In Journal of Clinical Psychology staat ook een onderzoek over automutilatie. Er deden 126 studenten mee waarvan de helft zichzelf wel eens had gesneden. Zij kregen een soort stresstest en een prikje in hun vinger. Alleen deelnemers die ooit hadden geautomutileerd voelden zich beter als ze hun bloed zagen na het prikje. Dit wordt gezien als bewijs voor de theorie dat het zien van bloed affectregulerend werkt bij automutilatie. In therapie zou je dan iemand kunnen stimuleren met een rode pen op de huid te tekenen in plaats van te snijden.
Over coaching wordt vaak een beetje lacherig gedaan vanwege het zweverige karakter. In Consulting Psychology Journal staat een artikel van een executive coach die een thematische analyse deed van zijn werk met 180 senior business leaders. Hij maakte gebruik van visuele leiderschapsmetaforen: beelden die de klant van zichzelf beschreef (nu en in de toekomst) die daarna door een kunstenaar werden getekend. Een vaak voorkomend thema was ‘anderen ontwikkelen’ en de beschreven zelfbeelden werden door de kunstenaar als volgt weergegeven: een soort popband (nu), bladmuziek (verandering) en een dirigent (doel). In het artikel worden diverse voorbeelden afgebeeld (treinen, zwemmen, metselen). Volgens de auteur is het van belang coaching wetenschappelijk te onderzoeken, jammer dat hij daar niet zelf mee begint.
Volgens evolutiepsychologen is aantrekkelijkheid vooral een indicatie van gezondheid. In Evolutionary Behavioral Sciences staat een onderzoek naar wimpers omdat lange wimpers volgens de auteurs mooi zijn. Gek genoeg kunnen lange wimpers ook een symptoom zijn van bepaalde ziektes. Aan het onderzoek deden 132 studenten mee die gezichten met verschillende wimperlengtes (gemaakt met daz3d) beoordeelden. Uit het onderzoek bleek dat vrouwelijke gezichten met langere wimpers aantrekkelijker waren en dat mannen juist met kortere wimpers aantrekkelijk waren. Hieruit blijkt dat een voorkeur voor wimperlengte cultureel is en niet biologisch.

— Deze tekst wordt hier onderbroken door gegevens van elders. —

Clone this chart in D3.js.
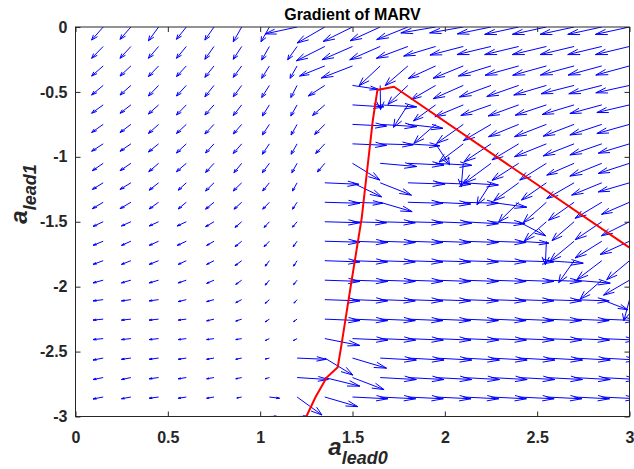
<!DOCTYPE html>
<html>
<head>
<meta charset="utf-8">
<script src="https://cdn.jsdelivr.net/npm/d3@7"></script>
<style>
  body { margin: 0; background: #fff; }
  svg { display: block; font-family: "Liberation Sans", Arial, sans-serif; }
</style>
</head>
<body>
<script>
// grid of the quiver (a_lead0 across, a_lead1 down)
const xGrid = [0.15, 0.3, 0.45, 0.6, 0.75, 0.9, 1.05, 1.2, 1.35, 1.5, 1.65, 1.8, 1.95, 2.1, 2.25, 2.4, 2.55, 2.7, 2.85, 3.0];
const yGrid = [0, -0.15, -0.3, -0.45, -0.6, -0.75, -0.9, -1.05, -1.2, -1.35, -1.5, -1.65, -1.8, -1.95, -2.1, -2.25, -2.4, -2.55, -2.7, -2.85, -3.0];

// gradient components, one row per yGrid value (null = no arrow)
const U = [
  [-0.33,-0.31,-0.29,-0.28,-0.26,-0.24,-0.24,-0.91,-0.79,-0.84,-0.86,-0.89,-0.99,-0.96,-0.96,-0.97,-0.97,-0.97,-0.97,-0.97],
  [-0.33,-0.31,-0.29,-0.28,-0.26,-0.24,-0.22,-0.27,-0.81,-0.87,-0.87,-0.9,-0.91,-0.95,-0.97,-0.97,-0.97,-0.97,-0.97,-0.97],
  [-0.33,-0.31,-0.29,-0.28,-0.26,-0.24,-0.22,-0.2,-0.72,-0.89,-0.6,-0.65,-0.78,-0.86,-0.93,-0.96,-0.96,-0.96,-0.96,-0.96],
  [-0.33,-0.31,-0.29,-0.28,-0.26,-0.24,-0.22,-0.18,-0.47,0.74,0.01,-0.57,-0.69,-0.86,-0.9,-0.91,-0.93,-0.94,-0.94,-0.96],
  [-0.33,-0.31,-0.29,-0.28,-0.26,-0.24,-0.2,-0.18,-0.35,0.89,1.04,-0.41,-0.63,-0.81,-0.86,-0.87,-0.89,-0.91,-0.91,-0.93],
  [-0.33,-0.31,-0.29,-0.28,-0.26,-0.24,-0.2,-0.17,-0.29,0.97,1.04,1.0,-0.62,-0.76,-0.79,-0.86,-0.91,-0.88,-0.91,-0.93],
  [-0.33,-0.31,-0.29,-0.28,-0.24,-0.24,-0.2,-0.17,-0.26,0.97,0.94,0.91,0.4,-0.69,-0.77,-0.76,-0.91,-0.88,-0.91,-0.89],
  [-0.31,-0.31,-0.28,-0.28,-0.24,-0.22,-0.2,-0.15,-0.21,0.78,1.04,1.03,1.03,-0.06,-0.77,-0.76,-0.76,-0.78,-0.91,-0.89],
  [-0.31,-0.31,-0.27,-0.23,-0.24,-0.24,-0.19,-0.13,0.97,0.83,0.89,1.06,1.0,1.0,-0.4,-0.71,-0.71,-0.78,-0.86,-0.89],
  [-0.31,-0.31,-0.27,-0.23,-0.24,-0.22,-0.19,-0.13,1.0,0.86,0.91,1.0,1.0,1.0,1.02,-0.57,-0.66,-0.73,-0.76,-0.8],
  [-0.29,-0.27,-0.27,-0.26,-0.24,-0.19,-0.15,-0.13,1.0,0.97,1.0,1.0,1.03,1.0,0.97,0.77,-0.63,-0.63,-0.76,-0.8],
  [-0.29,-0.27,-0.27,-0.26,-0.21,-0.19,-0.15,-0.11,1.0,1.0,1.0,1.0,1.0,1.0,1.0,0.86,-0.03,-0.69,-0.76,-0.84],
  [-0.29,-0.27,-0.27,-0.23,-0.21,-0.19,-0.12,-0.1,1.0,1.0,1.0,1.0,1.0,1.0,1.0,1.0,1.05,-0.44,-0.71,-0.65],
  [-0.29,-0.27,-0.27,-0.23,-0.21,-0.17,-0.12,-0.1,1.0,1.0,1.0,1.0,1.0,1.0,1.0,1.0,1.0,1.03,-0.62,-0.74],
  [-0.29,-0.27,-0.27,-0.23,-0.21,-0.17,-0.12,-0.09,1.0,1.0,1.0,1.0,1.0,1.0,1.0,1.0,1.0,1.0,0.74,-0.16],
  [-0.29,-0.27,-0.27,-0.23,-0.21,-0.17,-0.12,-0.1,1.0,1.0,1.0,1.0,1.0,1.0,1.0,1.0,1.0,1.0,1.0,1.0],
  [-0.29,-0.27,-0.27,-0.23,-0.21,-0.17,-0.12,-0.11,1.0,1.01,1.01,1.01,1.01,1.01,1.01,1.01,1.01,1.01,1.01,1.01],
  [-0.29,-0.27,-0.27,-0.23,-0.21,-0.17,-0.12,0.83,0.8,0.97,1.03,1.03,1.03,1.03,1.03,1.03,1.03,1.03,1.03,1.03],
  [-0.29,-0.27,-0.27,-0.23,-0.21,-0.17,-0.12,0.89,1.0,0.9,1.03,1.03,1.03,1.03,1.03,1.03,1.03,1.03,1.03,1.03],
  [-0.29,-0.27,-0.27,-0.23,-0.21,-0.14,0.29,0.71,0.94,1.01,1.01,1.01,1.01,1.01,1.01,1.01,1.01,1.01,1.01,1.01],
  [null,null,null,null,null,null,0.2,0.26,null,null,null,null,null,null,null,null,null,null,null,null]
];
const V = [
  [-0.53,-0.5,-0.56,-0.5,-0.53,-0.6,-0.6,-0.28,-0.65,-0.59,-0.56,-0.51,-0.24,-0.24,-0.28,-0.3,-0.3,-0.3,-0.3,-0.3],
  [-0.48,-0.48,-0.48,-0.48,-0.52,-0.52,-0.55,-0.54,-0.58,-0.54,-0.54,-0.48,-0.39,-0.35,-0.33,-0.33,-0.33,-0.33,-0.33,-0.33],
  [-0.41,-0.41,-0.43,-0.43,-0.46,-0.46,-0.5,-0.5,-0.41,-0.49,-0.8,-0.8,-0.51,-0.5,-0.41,-0.38,-0.38,-0.37,-0.37,-0.37],
  [-0.39,-0.39,-0.43,-0.43,-0.46,-0.46,-0.49,-0.49,-0.43,-0.16,-0.98,-0.77,-0.57,-0.54,-0.47,-0.45,-0.39,-0.34,-0.34,-0.3],
  [-0.34,-0.34,-0.37,-0.41,-0.41,-0.43,-0.45,-0.45,-0.43,-0.08,-0.08,-0.91,-0.65,-0.48,-0.43,-0.45,-0.42,-0.39,-0.35,-0.31],
  [-0.33,-0.33,-0.37,-0.37,-0.39,-0.39,-0.43,-0.43,-0.41,-0.07,-0.09,-0.16,-0.77,-0.77,-0.66,-0.5,-0.5,-0.48,-0.43,-0.37],
  [-0.3,-0.3,-0.33,-0.37,-0.37,-0.39,-0.42,-0.42,-0.39,-0.06,-0.04,-0.08,-0.85,-0.74,-0.73,-0.65,-0.52,-0.49,-0.45,-0.38],
  [-0.3,-0.3,-0.34,-0.34,-0.37,-0.38,-0.38,-0.38,-0.35,-0.68,-0.13,-0.07,-0.08,-0.95,-0.81,-0.69,-0.68,-0.48,-0.52,-0.41],
  [-0.27,-0.27,-0.3,-0.3,-0.33,-0.33,-0.33,-0.33,-0.06,-0.57,-0.5,-0.05,-0.06,-0.09,-0.89,-0.73,-0.7,-0.64,-0.5,-0.37],
  [-0.26,-0.26,-0.27,-0.27,-0.28,-0.28,-0.28,-0.28,-0.04,-0.04,-0.38,-0.04,-0.07,-0.04,-0.2,-0.8,-0.83,-0.73,-0.65,-0.49],
  [-0.19,-0.17,-0.17,-0.17,-0.2,-0.23,-0.23,-0.22,-0.04,-0.04,-0.04,-0.04,-0.06,-0.08,-0.08,-0.57,-0.78,-0.77,-0.73,-0.57],
  [-0.17,-0.17,-0.17,-0.17,-0.17,-0.22,-0.22,-0.22,-0.04,-0.05,-0.05,-0.05,-0.05,-0.05,-0.05,-0.08,-0.95,-0.81,-0.68,-0.54],
  [-0.15,-0.15,-0.15,-0.15,-0.15,-0.2,-0.22,-0.22,-0.05,-0.05,-0.05,-0.05,-0.05,-0.05,-0.05,-0.05,-0.1,-0.89,-0.77,-0.77],
  [-0.11,-0.11,-0.11,-0.11,-0.13,-0.17,-0.2,-0.18,-0.05,-0.05,-0.05,-0.05,-0.05,-0.05,-0.05,-0.05,-0.05,-0.12,-0.77,-0.61],
  [-0.05,-0.05,-0.05,-0.08,-0.08,-0.12,-0.15,-0.14,-0.05,-0.05,-0.05,-0.05,-0.05,-0.05,-0.05,-0.05,-0.05,-0.05,-0.41,-0.85],
  [-0.04,-0.04,-0.04,-0.04,-0.07,-0.08,-0.11,-0.1,-0.06,-0.06,-0.06,-0.06,-0.06,-0.06,-0.06,-0.06,-0.06,-0.06,-0.06,-0.06],
  [-0.04,-0.04,-0.04,-0.04,-0.04,-0.04,-0.08,-0.08,-0.28,-0.06,-0.06,-0.06,-0.06,-0.06,-0.06,-0.06,-0.06,-0.06,-0.06,-0.06],
  [-0.08,-0.05,-0.05,-0.05,-0.05,-0.05,-0.04,-0.05,-0.69,-0.41,-0.08,-0.08,-0.08,-0.08,-0.08,-0.08,-0.08,-0.08,-0.08,-0.08],
  [-0.08,-0.08,-0.05,-0.05,-0.05,-0.05,-0.05,-0.08,-0.35,-0.49,-0.08,-0.08,-0.08,-0.08,-0.08,-0.08,-0.08,-0.08,-0.08,-0.08],
  [-0.08,-0.07,-0.05,-0.05,-0.05,-0.04,-0.05,-0.73,-0.39,-0.07,-0.07,-0.07,-0.07,-0.07,-0.07,-0.07,-0.07,-0.07,-0.07,-0.07],
  [null,null,null,null,null,null,0.01,0.01,null,null,null,null,null,null,null,null,null,null,null,null]
];

// red boundary line
const ridgeX = [1.25, 1.30, 1.36, 1.42, 1.44, 1.49, 1.55, 1.61, 1.635, 1.725, 3.0];
const ridgeY = [-3.0, -2.85, -2.70, -2.62, -2.45, -2.0, -1.47, -0.72, -0.485, -0.46, -1.70];

const xTicks = [0, 0.5, 1, 1.5, 2, 2.5, 3];
const yTicks = [0, -0.5, -1, -1.5, -2, -2.5, -3];

const W = 634, H = 469;
const arrowScale = 0.19;   // data units per gradient unit
const alpha = 0.33, beta = 0.33; // arrow head size, width
const axisColor = '#262626';

const svg = d3.select('body').append('svg').attr('width', W).attr('height', H);
svg.append('rect').attr('width', W).attr('height', H).attr('fill', '#fff');

const x = d3.scaleLinear().domain([0, 3]).range([75.5, 629.5]);
const y = d3.scaleLinear().domain([-3, 0]).range([416.5, 27]);

svg.append('defs').append('clipPath').attr('id', 'clip')
  .append('rect')
  .attr('x', x(0)).attr('y', y(0))
  .attr('width', x(3) - x(0)).attr('height', y(-3) - y(0));

const arrows = [];
yGrid.forEach((yv, j) => {
  xGrid.forEach((xv, k) => {
    const u = U[j][k], v = V[j][k];
    if (u == null || v == null) return;
    arrows.push({ x0: xv, y0: yv, u: u * arrowScale, v: v * arrowScale });
  });
});

const arrowPath = (d) => {
  const x1 = d.x0 + d.u, y1 = d.y0 + d.v;
  const hx1 = x1 - alpha * (d.u + beta * d.v), hy1 = y1 - alpha * (d.v - beta * d.u);
  const hx2 = x1 - alpha * (d.u - beta * d.v), hy2 = y1 - alpha * (d.v + beta * d.u);
  return `M${x(d.x0)},${y(d.y0)}L${x(x1)},${y(y1)}` +
    `M${x(hx1)},${y(hy1)}L${x(x1)},${y(y1)}L${x(hx2)},${y(hy2)}`;
};

const plot = svg.append('g').attr('clip-path', 'url(#clip)');

plot.selectAll('path.arrow')
  .data(arrows)
  .enter()
  .append('path')
  .attr('class', 'arrow')
  .attr('d', arrowPath)
  .attr('fill', 'none')
  .attr('stroke', '#0000ff')
  .attr('stroke-width', 1);

const ridge = d3.line().x((d) => x(d[0])).y((d) => y(d[1]));
plot.append('path')
  .datum(ridgeX.map((v, i) => [v, ridgeY[i]]))
  .attr('d', ridge)
  .attr('fill', 'none')
  .attr('stroke', '#ff0000')
  .attr('stroke-width', 2);

// axes, MATLAB style: box with inward ticks
const fmt = (d) => String(d);
const styleAxis = (g) => {
  g.select('.domain').remove();
  g.selectAll('.tick line').attr('stroke', axisColor);
  g.selectAll('.tick text')
    .attr('fill', axisColor)
    .style('font-size', '16px')
    .style('font-weight', 'bold');
};

svg.append('g')
  .attr('transform', `translate(0,${y(-3)})`)
  .call(d3.axisBottom(x).tickValues(xTicks).tickFormat(fmt).tickSizeInner(-5).tickSizeOuter(0).tickPadding(15))
  .call(styleAxis);
svg.append('g')
  .attr('transform', `translate(0,${y(0)})`)
  .call(d3.axisTop(x).tickValues(xTicks).tickFormat('').tickSizeInner(-5).tickSizeOuter(0))
  .call(styleAxis);
svg.append('g')
  .attr('transform', `translate(${x(0)},0)`)
  .call(d3.axisLeft(y).tickValues(yTicks).tickFormat(fmt).tickSizeInner(-5).tickSizeOuter(0).tickPadding(8))
  .call(styleAxis);
svg.append('g')
  .attr('transform', `translate(${x(3)},0)`)
  .call(d3.axisRight(y).tickValues(yTicks).tickFormat('').tickSizeInner(-5).tickSizeOuter(0))
  .call(styleAxis);

svg.append('rect')
  .attr('x', x(0)).attr('y', y(0))
  .attr('width', x(3) - x(0)).attr('height', y(-3) - y(0))
  .attr('fill', 'none')
  .attr('stroke', axisColor)
  .attr('stroke-width', 1);

svg.append('text')
  .attr('x', (x(0) + x(3)) / 2)
  .attr('y', 20)
  .attr('text-anchor', 'middle')
  .style('font-size', '16px')
  .style('font-weight', 'bold')
  .attr('fill', '#000')
  .text('Gradient of MARV');

const xl = svg.append('text')
  .attr('x', 358)
  .attr('y', 455)
  .attr('text-anchor', 'middle')
  .attr('fill', axisColor)
  .style('font-weight', 'bold')
  .style('font-style', 'italic');
xl.append('tspan').style('font-size', '24px').text('a');
xl.append('tspan').attr('dy', 9).style('font-size', '18px').text('lead0');

const yl = svg.append('text')
  .attr('transform', 'translate(27,194) rotate(-90)')
  .attr('text-anchor', 'middle')
  .attr('fill', axisColor)
  .style('font-weight', 'bold')
  .style('font-style', 'italic');
yl.append('tspan').style('font-size', '24px').text('a');
yl.append('tspan').attr('dy', 9).style('font-size', '18px').text('lead1');
</script>
</body>
</html>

Relaties kunnen positief zijn, dan help je elkaar, of negatief, dan schaadt je elkaar (bijvoorbeeld door roddelen). In Journal of Applied Psychology staat een onderzoek naar ambivalente relaties, daar is weinig onderzoek over maar zij komen waarschijnlijk het meeste voor. De onderzoekers deden 3 experimenten. In het eerste experiment beoordeelden studenten elkaar tijdens het samenwerken in een project. Ze gaven aan in hoeverre ze elkaar aardig vonden en behulpzaam. In het tweede experiment kregen studenten een Relationship Closeness Induction Task, hierbij stelden ze elkaar persoonlijke vragen waardoor er een positieve, negatieve of ambivalente relatie ontstond. Vervolgens moesten ze een tekst van de ander verbeteren. In het derde onderzoek vulden winkelmedewerkers online vragenlijsten in over werkrelaties. Uit deze onderzoeken bleek dat ambivalente relaties (‘frenemies’) gekenmerkt worden door zowel helpen als schaden. Ambivalente relaties vormen een uitbreiding op de social exchange theory, die vooral uitgaat van positieve of negatieve relaties.